> _Given data_
————
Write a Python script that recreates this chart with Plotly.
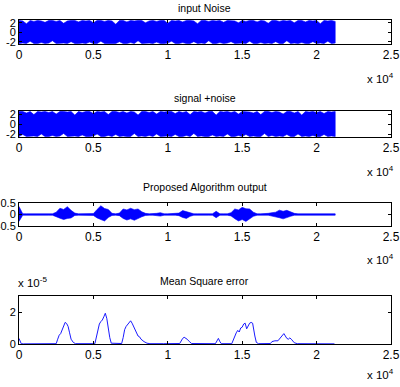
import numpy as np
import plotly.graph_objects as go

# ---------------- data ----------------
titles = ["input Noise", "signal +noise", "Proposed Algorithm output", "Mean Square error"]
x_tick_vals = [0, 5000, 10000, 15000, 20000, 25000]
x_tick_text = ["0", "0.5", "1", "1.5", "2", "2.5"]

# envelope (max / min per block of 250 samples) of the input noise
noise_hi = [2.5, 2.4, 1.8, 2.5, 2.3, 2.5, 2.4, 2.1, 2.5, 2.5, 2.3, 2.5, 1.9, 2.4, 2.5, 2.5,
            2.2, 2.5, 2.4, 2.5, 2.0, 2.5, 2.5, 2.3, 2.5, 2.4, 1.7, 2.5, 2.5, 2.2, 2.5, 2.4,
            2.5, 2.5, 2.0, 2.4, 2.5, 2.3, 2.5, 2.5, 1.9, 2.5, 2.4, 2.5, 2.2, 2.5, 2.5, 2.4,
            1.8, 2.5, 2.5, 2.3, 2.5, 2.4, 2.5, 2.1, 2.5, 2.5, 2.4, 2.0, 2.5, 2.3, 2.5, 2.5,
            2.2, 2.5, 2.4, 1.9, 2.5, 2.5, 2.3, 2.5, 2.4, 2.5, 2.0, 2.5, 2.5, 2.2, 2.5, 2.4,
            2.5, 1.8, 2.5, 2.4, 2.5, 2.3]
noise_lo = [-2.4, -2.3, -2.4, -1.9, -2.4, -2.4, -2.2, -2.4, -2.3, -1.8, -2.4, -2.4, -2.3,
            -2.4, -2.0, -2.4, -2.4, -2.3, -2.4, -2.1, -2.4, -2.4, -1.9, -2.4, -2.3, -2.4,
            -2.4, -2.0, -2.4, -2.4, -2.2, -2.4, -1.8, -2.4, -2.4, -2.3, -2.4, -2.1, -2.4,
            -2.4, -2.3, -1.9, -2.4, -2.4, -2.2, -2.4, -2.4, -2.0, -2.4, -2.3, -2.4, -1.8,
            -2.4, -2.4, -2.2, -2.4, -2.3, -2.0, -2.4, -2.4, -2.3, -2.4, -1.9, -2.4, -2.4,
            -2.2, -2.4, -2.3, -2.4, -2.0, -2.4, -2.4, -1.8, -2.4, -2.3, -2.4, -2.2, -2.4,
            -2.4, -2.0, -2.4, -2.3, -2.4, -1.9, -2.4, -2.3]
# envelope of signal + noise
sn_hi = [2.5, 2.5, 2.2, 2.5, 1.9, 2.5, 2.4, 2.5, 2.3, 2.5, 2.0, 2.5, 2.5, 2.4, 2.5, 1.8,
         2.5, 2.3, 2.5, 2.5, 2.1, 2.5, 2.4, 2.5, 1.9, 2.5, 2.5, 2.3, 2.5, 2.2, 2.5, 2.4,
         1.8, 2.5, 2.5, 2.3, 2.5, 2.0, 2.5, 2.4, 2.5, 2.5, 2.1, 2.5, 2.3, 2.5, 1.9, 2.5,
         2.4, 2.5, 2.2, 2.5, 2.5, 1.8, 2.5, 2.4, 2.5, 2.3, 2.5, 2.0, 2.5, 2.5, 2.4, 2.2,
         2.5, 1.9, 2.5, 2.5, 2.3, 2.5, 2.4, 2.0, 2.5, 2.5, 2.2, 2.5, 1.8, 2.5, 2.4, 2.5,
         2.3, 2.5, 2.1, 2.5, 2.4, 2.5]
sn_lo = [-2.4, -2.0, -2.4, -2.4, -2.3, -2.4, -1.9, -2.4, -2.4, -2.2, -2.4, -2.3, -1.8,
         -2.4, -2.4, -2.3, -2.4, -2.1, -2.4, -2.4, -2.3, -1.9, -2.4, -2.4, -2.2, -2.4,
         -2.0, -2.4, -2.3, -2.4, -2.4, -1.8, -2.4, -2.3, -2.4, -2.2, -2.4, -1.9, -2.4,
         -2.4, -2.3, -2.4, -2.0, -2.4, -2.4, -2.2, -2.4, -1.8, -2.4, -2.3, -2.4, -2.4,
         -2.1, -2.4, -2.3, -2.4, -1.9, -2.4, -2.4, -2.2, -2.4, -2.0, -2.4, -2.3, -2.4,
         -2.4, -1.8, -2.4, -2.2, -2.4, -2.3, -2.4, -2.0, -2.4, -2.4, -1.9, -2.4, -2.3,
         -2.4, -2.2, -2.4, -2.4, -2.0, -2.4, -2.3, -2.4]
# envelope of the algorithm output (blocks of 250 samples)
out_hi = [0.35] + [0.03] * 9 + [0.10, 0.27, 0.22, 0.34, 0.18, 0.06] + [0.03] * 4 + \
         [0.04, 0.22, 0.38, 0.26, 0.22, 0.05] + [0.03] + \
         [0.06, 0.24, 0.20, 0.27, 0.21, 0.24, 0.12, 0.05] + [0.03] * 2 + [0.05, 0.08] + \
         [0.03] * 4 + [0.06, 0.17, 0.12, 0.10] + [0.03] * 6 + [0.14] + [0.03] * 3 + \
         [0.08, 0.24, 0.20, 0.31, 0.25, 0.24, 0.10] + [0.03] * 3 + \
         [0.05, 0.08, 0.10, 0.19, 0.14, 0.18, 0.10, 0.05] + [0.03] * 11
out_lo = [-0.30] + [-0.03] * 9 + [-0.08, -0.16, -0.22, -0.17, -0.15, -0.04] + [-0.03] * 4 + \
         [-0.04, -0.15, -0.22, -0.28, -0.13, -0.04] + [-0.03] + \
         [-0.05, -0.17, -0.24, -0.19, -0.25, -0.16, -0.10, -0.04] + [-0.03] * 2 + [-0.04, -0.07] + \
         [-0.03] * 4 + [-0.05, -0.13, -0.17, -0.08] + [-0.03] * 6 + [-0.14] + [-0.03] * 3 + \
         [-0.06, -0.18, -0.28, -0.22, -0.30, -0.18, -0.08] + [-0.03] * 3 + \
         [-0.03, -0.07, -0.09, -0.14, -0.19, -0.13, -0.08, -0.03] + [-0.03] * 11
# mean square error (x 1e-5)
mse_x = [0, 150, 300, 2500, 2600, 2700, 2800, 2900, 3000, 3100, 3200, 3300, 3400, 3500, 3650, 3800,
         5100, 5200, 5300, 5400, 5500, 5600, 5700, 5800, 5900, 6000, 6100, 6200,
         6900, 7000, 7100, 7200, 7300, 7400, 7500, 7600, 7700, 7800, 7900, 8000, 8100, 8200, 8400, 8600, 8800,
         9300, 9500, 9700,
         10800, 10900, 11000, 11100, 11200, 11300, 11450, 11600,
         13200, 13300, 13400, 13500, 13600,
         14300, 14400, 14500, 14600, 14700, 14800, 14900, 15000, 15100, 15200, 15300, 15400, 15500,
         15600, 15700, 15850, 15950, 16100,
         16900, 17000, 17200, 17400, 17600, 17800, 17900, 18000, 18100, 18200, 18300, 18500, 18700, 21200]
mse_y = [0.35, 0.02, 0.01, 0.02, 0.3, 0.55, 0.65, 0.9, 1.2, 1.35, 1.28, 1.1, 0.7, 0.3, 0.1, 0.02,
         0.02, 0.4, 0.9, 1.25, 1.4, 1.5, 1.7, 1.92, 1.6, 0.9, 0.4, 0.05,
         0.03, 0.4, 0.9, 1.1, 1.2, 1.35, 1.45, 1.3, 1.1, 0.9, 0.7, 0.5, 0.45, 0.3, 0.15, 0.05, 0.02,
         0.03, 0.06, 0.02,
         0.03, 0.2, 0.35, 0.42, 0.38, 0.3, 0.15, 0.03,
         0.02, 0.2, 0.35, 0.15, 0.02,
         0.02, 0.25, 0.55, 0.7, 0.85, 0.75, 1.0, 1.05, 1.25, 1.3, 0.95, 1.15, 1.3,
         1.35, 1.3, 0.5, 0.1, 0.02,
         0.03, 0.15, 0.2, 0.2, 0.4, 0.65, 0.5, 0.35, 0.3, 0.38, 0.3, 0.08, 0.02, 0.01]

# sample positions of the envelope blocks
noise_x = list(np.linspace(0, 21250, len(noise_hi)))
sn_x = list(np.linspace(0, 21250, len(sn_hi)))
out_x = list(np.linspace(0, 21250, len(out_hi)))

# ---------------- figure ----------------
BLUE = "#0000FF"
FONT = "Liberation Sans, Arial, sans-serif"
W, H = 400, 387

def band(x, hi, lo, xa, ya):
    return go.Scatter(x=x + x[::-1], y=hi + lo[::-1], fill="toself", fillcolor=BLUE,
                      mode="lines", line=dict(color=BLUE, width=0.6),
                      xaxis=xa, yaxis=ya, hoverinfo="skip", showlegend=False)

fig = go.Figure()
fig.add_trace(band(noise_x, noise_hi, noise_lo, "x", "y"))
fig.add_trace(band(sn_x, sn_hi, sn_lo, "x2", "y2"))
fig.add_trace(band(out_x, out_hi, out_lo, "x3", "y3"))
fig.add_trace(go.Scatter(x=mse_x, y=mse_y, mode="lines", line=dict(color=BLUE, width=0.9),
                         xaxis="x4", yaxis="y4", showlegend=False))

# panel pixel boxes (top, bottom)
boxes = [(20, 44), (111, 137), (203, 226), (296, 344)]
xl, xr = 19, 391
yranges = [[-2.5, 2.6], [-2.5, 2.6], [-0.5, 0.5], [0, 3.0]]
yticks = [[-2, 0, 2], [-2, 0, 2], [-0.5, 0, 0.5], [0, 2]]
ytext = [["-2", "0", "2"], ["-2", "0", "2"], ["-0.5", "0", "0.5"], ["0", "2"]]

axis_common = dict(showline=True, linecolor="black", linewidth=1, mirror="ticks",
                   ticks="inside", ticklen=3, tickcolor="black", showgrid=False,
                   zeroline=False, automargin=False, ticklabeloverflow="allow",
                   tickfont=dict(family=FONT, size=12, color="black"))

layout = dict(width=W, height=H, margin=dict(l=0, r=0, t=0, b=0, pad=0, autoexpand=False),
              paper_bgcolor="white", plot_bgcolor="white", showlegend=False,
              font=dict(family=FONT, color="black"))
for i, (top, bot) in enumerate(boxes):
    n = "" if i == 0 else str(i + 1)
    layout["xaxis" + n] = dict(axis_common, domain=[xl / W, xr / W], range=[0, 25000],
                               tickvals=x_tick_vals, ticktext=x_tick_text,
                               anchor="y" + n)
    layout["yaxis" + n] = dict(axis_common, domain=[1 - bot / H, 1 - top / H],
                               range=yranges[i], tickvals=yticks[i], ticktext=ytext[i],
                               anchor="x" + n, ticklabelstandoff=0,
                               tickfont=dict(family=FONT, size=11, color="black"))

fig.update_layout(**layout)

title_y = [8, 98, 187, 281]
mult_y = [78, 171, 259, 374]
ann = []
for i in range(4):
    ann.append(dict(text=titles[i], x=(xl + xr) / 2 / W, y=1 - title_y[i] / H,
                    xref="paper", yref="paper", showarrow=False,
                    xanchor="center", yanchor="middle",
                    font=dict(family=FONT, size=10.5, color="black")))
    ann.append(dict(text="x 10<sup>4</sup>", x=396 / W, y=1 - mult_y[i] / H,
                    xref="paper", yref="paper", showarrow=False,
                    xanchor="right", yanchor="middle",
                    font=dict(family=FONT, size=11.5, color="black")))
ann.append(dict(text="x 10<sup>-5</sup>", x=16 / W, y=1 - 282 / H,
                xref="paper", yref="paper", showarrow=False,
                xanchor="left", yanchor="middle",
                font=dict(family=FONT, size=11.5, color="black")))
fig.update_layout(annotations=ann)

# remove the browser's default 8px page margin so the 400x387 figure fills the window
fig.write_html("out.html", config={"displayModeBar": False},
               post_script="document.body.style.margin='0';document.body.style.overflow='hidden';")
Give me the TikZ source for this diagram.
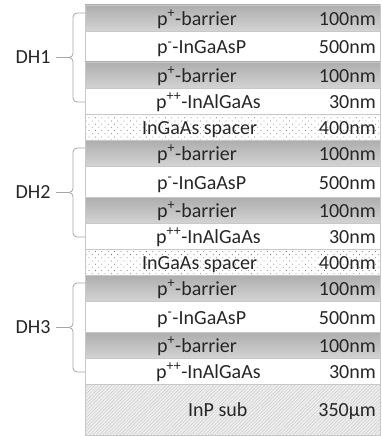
————
> _What you are asked to do_
Pick out every line of the listing containing the word "this", and show those lines.

> _Written response_
Write a Python script that recreates this chart with Plotly.
Give me the TikZ source for this diagram.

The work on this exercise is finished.